Analyst: Central bank buying remains strong and is bolstered by ETF inflows

 Goldman doubles down on $3,000 an ounce call in 2025 (photo credit: PR)
Goldman doubles down on $3,000 an ounce call in 2025
(photo credit: PR)

Gold passed through $2,700 an ounce Friday morning as prices began to approach all-time highs made before the U.S. election of former President Donald Trump to the White House.

After a volatile November, gold has posted a week of strong gains and, on Friday, traded up 1.25% to $2,703 an ounce.

Samantha Dart, of Goldman Sachs, told Bloomberg that central bank buying has remained strong, and her team of analysts saw little technical reasons for the recent volatility.

Gold prices have recovered quickly in the second-half of November. (Source: TradingView)

She said the recent drop in prices has provided an “attractive entry point for our high-conviction long gold view” amid policy uncertainty.

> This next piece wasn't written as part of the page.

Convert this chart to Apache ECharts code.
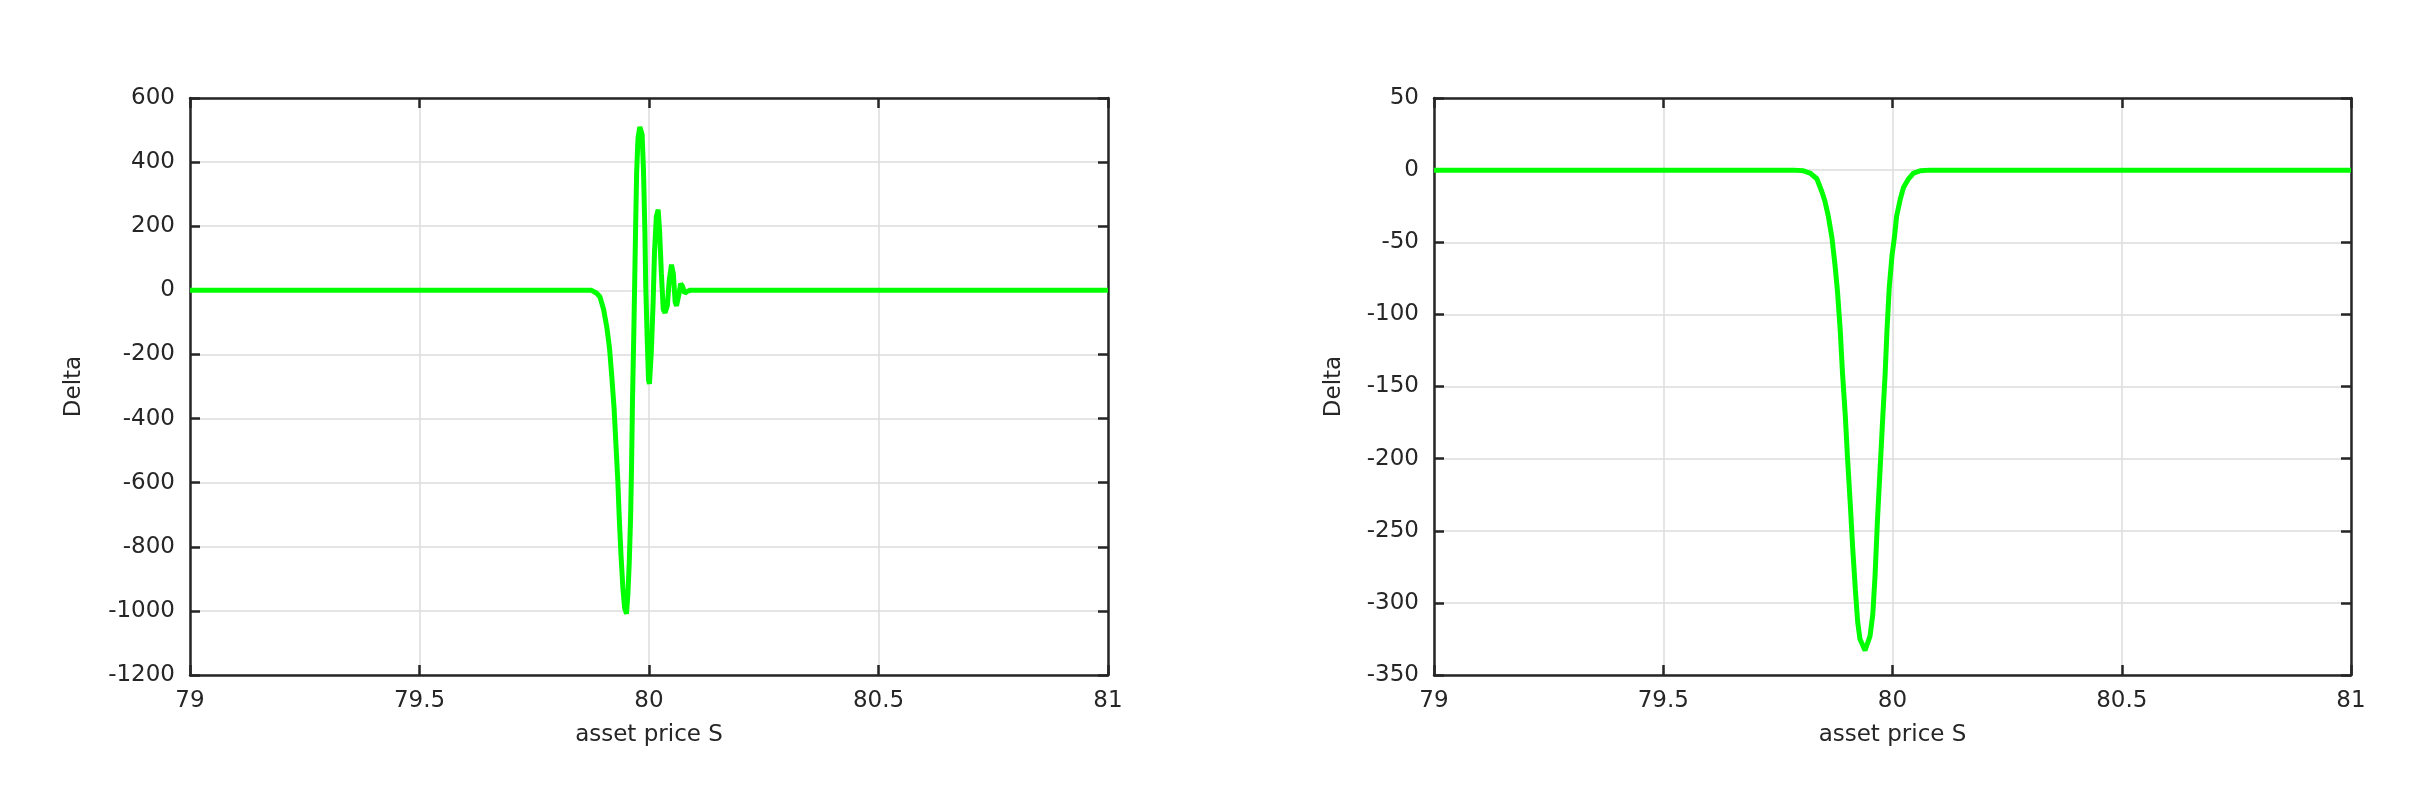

Central banks push forward

Dart said central banks are continuing to serve as the biggest mover of gold prices, a fact that has held truce since 2022 when Russian financial assets were blocked by Western sanctions in reaction to the February invasion of Ukraine.

“That sparked a lot of concern from a lot of emerging markets, and China in particular, that this might happen to them one day.

Is it a de-dollarization move?

Dart suggested that central banks' moves are not likely to be a concerted effort to bring down the U.S. dollar but instead a move toward diversification.

“We see it as maybe a rebalancing of the way that financial and monetary authorities hold their reserves — just being a little bit more diversified,” she said.

The other movers of price

Aside from emerging market central bank buying, Dart said her team feels gold prices have several other secondary tailwinds helping to boost the precious metal’s performance.

“For the longest time, ETFs were not part of the story. I think the moment the Fed started cutting, then that’s what opens room for ETFs to come in as well. Safe-haven (physical) buying is just the cherry on top.”